SM: Absolutely. Well, you did win the Oscar for The King’s Speech last year, so congratulations there.

ES: Thank you.

SM: Tell us a little bit about your experience in getting projects off the ground over the past 12 months. How has that changed compared to before the Oscar?

ES: You know, they say a producer is only as good as their next project. There’s an element of truth there. No one finances your film just because you’re producing it. That said, our access to great, talented writers and directors and actors and finance is obviously a lot stronger than it was before. For us, it’s about relationships and trust, and I think The King’s Speech and then Shame helped solidify those relationships and open up new ones. Certainly, things are a lot easier, but in the end it does come down to the material, and it’s all about having really talented people and a great story.

SM: You’ve got Dead Europe coming to the Sydney Film Festival, and I assume there will be a release following that.

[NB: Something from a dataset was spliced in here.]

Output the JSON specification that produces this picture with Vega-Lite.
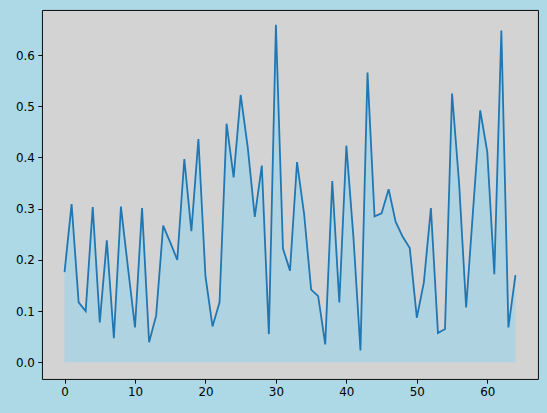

ES: That’s a project I started developing with director Tony Krawitz about five years ago, actually. I had read Christos’ book, and just found there’s something unique and very bold about that. It’s a real comment on contemporary Europe; what lies on the fringe of contemporary Europe, and what lies under the surface. Things we think are buried are actually just there, ready to come out at any moment. I think in many ways the events unfolding in Europe at the moment and over the last year have only gone on to further strengthen the notion that the past is not buried; it’s there, and when things get tough, all the prejudices of the past are replayed over and over again in the present. We feel like it’s a film that tackles some really big, big questions, and again, is a really sophisticated film, and we’re just thrilled by what Tony’s done as a director. We’re excited to start showing it to audiences.

Shame arrives on DVD and Blu-ray in Australia June 6, 2012. Dead Europe plays the Sydney Film Festival Jun 14 and 15.